Second paragraph of third section:
Somewhere nearby, he could hear the metronomic left-right-left of the 2: 47 P.M. shift, entering the Timkin roller-bearing plant in their sneakers. A minute later, precisely, he heard the softer right-left-right of the 5: 00 A.M. formation, going home.
Since I can't comment on any potential Hugo nominees this year, I'm going back to the start, and looking at all the works that have won both Hugo and Nebula, in order. (Many years ago I started a similar project but working through them in alphabetical order. This eventually stalled when too many new winners had early alphabetical names.)
"Repent Harlequin! Said the Ticktockman" won both the 1966 Hugo for Best Short Fiction, and the 1965 Nebula for Best Short Story. Fellow Hugo finalists were "Day of the Great Shout", by Philip José Farmer; "Marque and Reprisal", by Poul Anderson; "Stardock", by Fritz Leiber; and "The Doors of His Face, the Lamps of His Mouth", by Roger Zelazny. None of those four is on the long list of 30 stories also nominated for the Nebula. Of the Hugo final ballot, I have read only "The Doors of His Face, the Lamps of His Mouth" (which won the Nebula for Best Novella, the categories being not yet set in stone). Dune won the Nebula for Best Novel, and tied with "…And Call Me Conrad" (now better known as Lord of Light) for the Hugo. The Nebulas had a tie for Best Novella: “He Who Shapes”, by Roger Zelazny, and “The Saliva Tree”, by Brian Aldiss. The Hugos also made an award for Best All-Time Series, which was won by Isaac Asimov's Foundation stories. The concept of a Hugo for Best Series then went dormant for half a century, and is now returning this year – though only series which include a volume published in 2016 will be eligible.
It's a very Sixties piece, about a future dystopic society where life is regimented to the last second, the sinister Ticktockman being in charge. One dissident calling himself the Harlequin becomes a chaos agent, playing pranks on both the rulers and the ruled; he is pursued, captured and re-educated a` la Winston Smith (this parallel is explicitly made), but at the end the Ticktockman himself is starting to slack.
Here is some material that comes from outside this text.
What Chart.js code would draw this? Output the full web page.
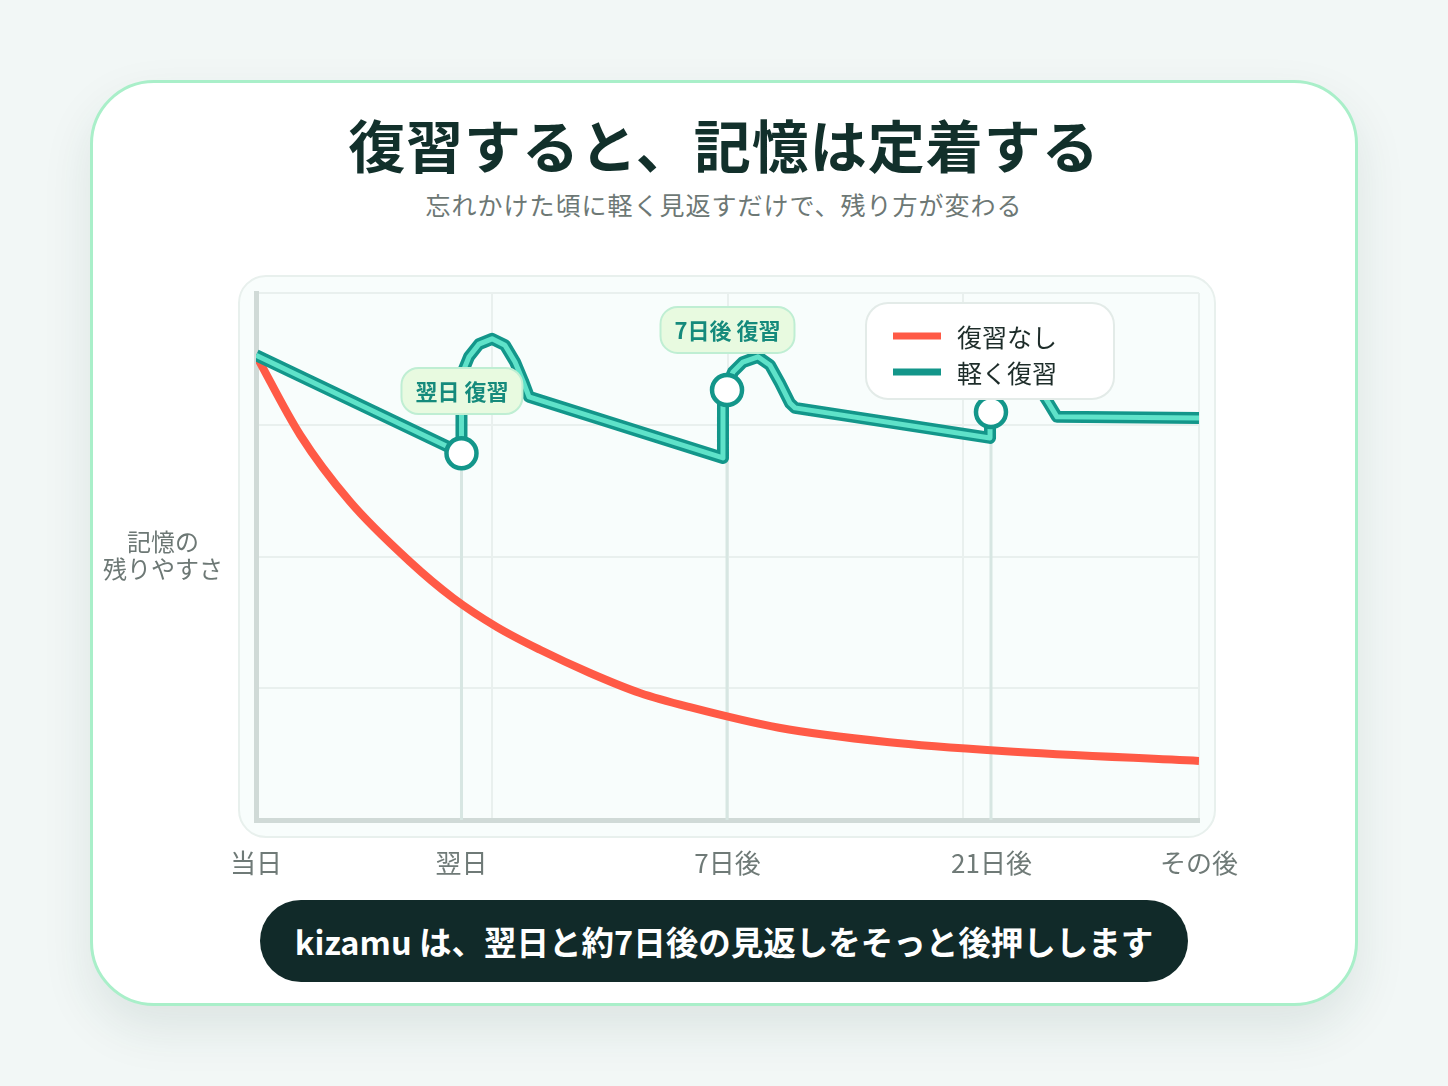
<!DOCTYPE html>
<html lang="ja">
<head>
<meta charset="utf-8">
<script src="https://cdn.jsdelivr.net/npm/chart.js@4.4.1/dist/chart.umd.min.js"></script>
<style>
  body{margin:0;width:1448px;height:1086px;background:#f2f7f6;font-family:"Noto Sans CJK JP","Noto Sans",sans-serif;position:relative;overflow:hidden;}
  .card{position:absolute;left:90px;top:80px;width:1262px;height:920px;background:#fff;border:3px solid #a9efc9;border-radius:64px;box-shadow:0 22px 50px rgba(30,70,60,0.10);}
  .panel{position:absolute;left:238px;top:275px;width:974px;height:559px;background:#f8fdfc;border:2px solid #e8f0ed;border-radius:28px;}
  .title{position:absolute;left:0;width:1448px;top:103px;height:80px;line-height:80px;text-align:center;font-size:57px;font-weight:700;color:#12302b;letter-spacing:1px;}
  .sub{position:absolute;left:0;width:1448px;top:188px;height:32px;line-height:32px;text-align:center;font-size:25px;color:#6d7875;letter-spacing:1px;}
  .banner{position:absolute;left:260px;top:900px;width:928px;height:82px;line-height:82px;border-radius:41px;background:#112a29;color:#fff;text-align:center;font-size:32.5px;font-weight:700;}
  canvas{position:absolute;left:0;top:0;}
</style>
</head>
<body>
<div class="card"></div>
<div class="panel"></div>
<div class="title">復習すると、記憶は定着する</div>
<div class="sub">忘れかけた頃に軽く見返すだけで、残り方が変わる</div>
<div class="banner">kizamu は、翌日と約7日後の見返しをそっと後押しします</div>
<canvas id="c" width="1448" height="1086"></canvas>
<script>
// x axis: 0 = 当日 .. 100 = その後 ; y: 記憶の残りやすさ 0..100
const tickPos = [0, 21.8, 50, 78, 100];
const tickLabels = ['当日', '翌日', '7日後', '21日後', 'その後'];

const redLabel = '復習なし';
const redX = [0, 4.67, 9.97, 16.33, 20.92, 25.56, 30.12, 35.42, 40.72, 46.02, 55.46, 66.91, 79.11, 100];
const redY = [88.2, 73.1, 60.4, 49.0, 42.1, 36.6, 32.3, 27.9, 24.1, 21.4, 17.5, 14.8, 13.1, 11.2];

const tealLabel = '軽く復習';
const tealX = [0, 21.79, 21.79, 22.59, 23.65, 25.03, 26.4, 27.47, 28.31, 28.95, 49.52, 49.52, 50.58, 51.64, 53.23, 54.51, 55.57, 56.63, 57.16, 77.84, 77.84, 78.9, 80.2, 81.5, 82.9, 83.99, 84.94, 100];
const tealY = [88.2, 69.6, 84.4, 87.9, 90.3, 91.3, 90.1, 86.9, 83.3, 80.3, 68.7, 80.6, 85.0, 86.9, 87.9, 86.3, 82.9, 79.1, 78.2, 72.5, 77.2, 81.2, 83.5, 83.9, 82.4, 79.3, 76.5, 76.3];

const markerX = [21.79, 49.95, 77.94];
const markerY = [69.6, 81.6, 77.4];

const noteLabels = ['翌日 復習', '7日後 復習'];
const noteX = [21.84, 50.0];
const noteY = [81.4, 93.0];

const RED = '#ff5a46', TEAL = '#13968a', MINT = '#5fe2c9';
const pts = (xs, ys) => xs.map((x, i) => ({x: x, y: ys[i]}));

const dropSets = markerX.map((x, i) => ({
  label: 'drop', data: [{x: x, y: markerY[i]}, {x: x, y: 0}],
  borderColor: '#d7e6e2', borderWidth: 3, pointRadius: 0, order: 5
}));

const notesPlugin = {//review labels, y title and legend box
  id: 'notes',
  afterDatasetsDraw(chart) {
    const ctx = chart.ctx, xs = chart.scales.x, ys = chart.scales.y;
    ctx.save();
    ctx.font = '700 22px "Noto Sans CJK JP"';
    ctx.textAlign = 'center';
    ctx.textBaseline = 'middle';
    noteLabels.forEach((t, i) => {
      const cx = xs.getPixelForValue(noteX[i]), cy = ys.getPixelForValue(noteY[i]);
      const w = ctx.measureText(t).width + 28, h = 46;
      ctx.beginPath();
      ctx.roundRect(cx - w / 2, cy - h / 2, w, h, 17);
      ctx.fillStyle = '#e8fae0';
      ctx.fill();
      ctx.lineWidth = 2;
      ctx.strokeStyle = '#bfeed3';
      ctx.stroke();
      ctx.fillStyle = '#158a7c';
      ctx.fillText(t, cx, cy + 1);
    });
    // legend
    const items = chart.data.datasets.filter(d => d.legendIndex !== undefined).sort((a, b) => a.legendIndex - b.legendIndex);
    ctx.beginPath();
    ctx.roundRect(866, 303, 248, 96, 22);
    ctx.fillStyle = '#ffffff';
    ctx.fill();
    ctx.lineWidth = 2;
    ctx.strokeStyle = '#e3ebe8';
    ctx.stroke();
    ctx.font = '25px "Noto Sans CJK JP"';
    ctx.textAlign = 'left';
    items.forEach((d, i) => {
      const y = 336 + i * 36;
      ctx.fillStyle = d.borderColor;
      ctx.fillRect(893, y - 3.5, 48, 7);
      ctx.fillStyle = '#1d2c29';
      ctx.fillText(d.label, 957, y + 1);
    });
    // y axis title
    ctx.font = '24px "Noto Sans CJK JP"';
    ctx.textAlign = 'center';
    ctx.fillStyle = '#6d7875';
    ctx.fillText('記憶の', 163, 542);
    ctx.fillText('残りやすさ', 163, 569);
    ctx.restore();
  }
};

new Chart(document.getElementById('c'), {
  type: 'line',
  data: {
    datasets: [
      {label: 'marker', data: pts(markerX, markerY), showLine: false, pointRadius: 15, pointBackgroundColor: '#fff', pointBorderColor: TEAL, pointBorderWidth: 4.5, order: 0},
      {label: tealLabel, data: pts(tealX, tealY), borderColor: MINT, borderWidth: 5, pointRadius: 0, tension: 0, order: 1, borderJoinStyle: 'round'},
      {label: tealLabel, data: pts(tealX, tealY), borderColor: TEAL, borderWidth: 12, pointRadius: 0, tension: 0, order: 2, borderJoinStyle: 'round', legendIndex: 1},
      {label: redLabel, data: pts(redX, redY), borderColor: RED, borderWidth: 8, pointRadius: 0, tension: 0.4, cubicInterpolationMode: 'monotone', order: 3, legendIndex: 0},
      ...dropSets
    ]
  },
  options: {
    responsive: false,
    animation: false,
    events: [],
    layout: {padding: {left: 256, right: 249, top: 293, bottom: 196}},
    plugins: {legend: {display: false}, tooltip: {enabled: false}},
    scales: {
      x: {
        type: 'linear', min: 0, max: 100, position: 'bottom',
        ticks: {display: false, stepSize: 25},
        grid: {color: '#e9f0ee', lineWidth: 2, drawTicks: false},
        border: {color: '#d0dad7', width: 5},
        afterFit: s => { s.height = 0; }
      },
      x2: {
        type: 'linear', min: 0, max: 100, position: 'bottom',
        grid: {display: false, drawTicks: false},
        border: {display: false},
        ticks: {
          autoSkip: false, maxRotation: 0, padding: 28, color: '#6f7a77',
          font: {size: 26, family: '"Noto Sans CJK JP"'},
          callback: v => tickLabels[tickPos.indexOf(v)]
        },
        afterBuildTicks: s => { s.ticks = tickPos.map(v => ({value: v})); },
        afterFit: s => { s.height = 70; }
      },
      y: {
        min: 0, max: 100,
        ticks: {display: false, stepSize: 25},
        grid: {color: '#e9f0ee', lineWidth: 2, drawTicks: false},
        border: {color: '#d0dad7', width: 5},
        afterFit: s => { s.width = 0; }
      }
    }
  },
  plugins: [notesPlugin]
});
</script>
</body>
</html>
The good bit is the writing, which is intense stream-of-consciousness and conveys vivid images. However, the story's classic status cannot disguise the fact that it has not aged all that well; in the end, the Harlequin isn't challenging anything very much, and his means remain somewhat unexplained – where do you get $150,000 worth of jelly beans? Algis Budrys commented when it was first published that it is s "primitive statement … about [the] solidly acceptable idea [that] regimentation is bad." I was also struck by the sexism of the story. The Harlequin's first reported activity is directed explicitly at women:
He skimmed over a slidewalk, purposely dropping a few feet to crease the tassels of the ladies of fashion, and— inserting thumbs in large ears— he stuck out his tongue, rolled his eyes and went wugga-wugga-wugga. It was a minor diversion. One pedestrian skittered and tumbled, sending parcels everywhichway, another wet herself, a third keeled slantwise, and the walk was stopped automatically by the servitors till she could be resuscitated. It was a minor diversion.
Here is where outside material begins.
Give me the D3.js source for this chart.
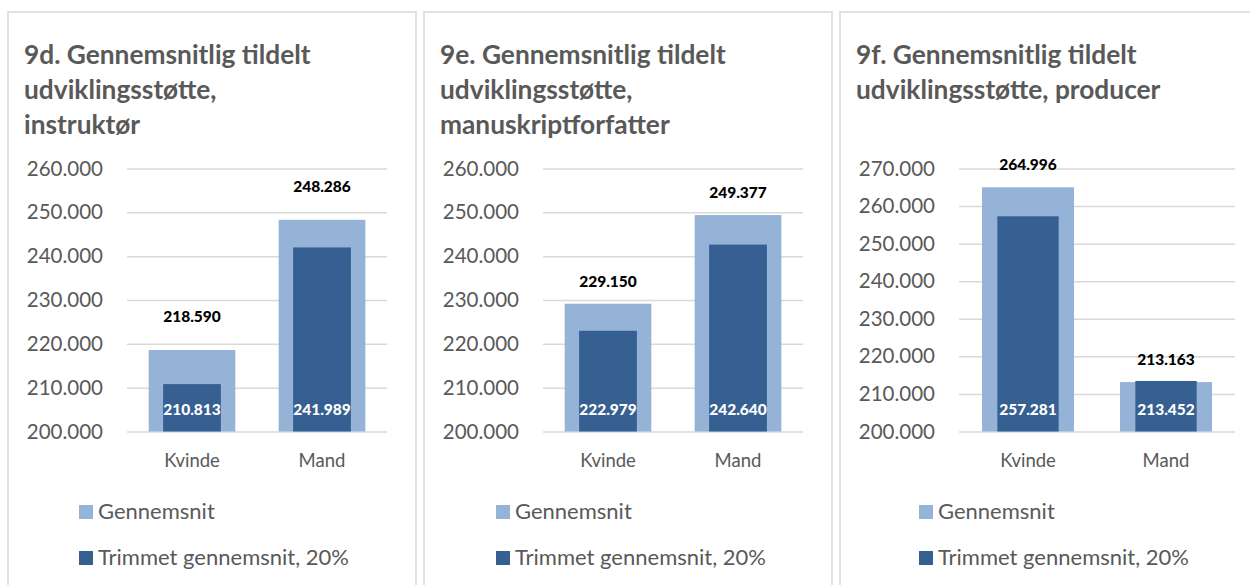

Hmm, triggering incontinence and temporary death is a minor diversion? If your victims are female, I suppose. Back to the Marx Brothers, I guess. Note also the not very equal relationship between the Harlequin and his girlfriend Pretty Alice, who also presses him to conform like a good spouse should; the Ticktockman later alleges that she turned him in, and one can see why she might have done.
So, that's the first in the chronological list of joint Hugo and Nebula winners. Next is Dune, by Frank Herbert.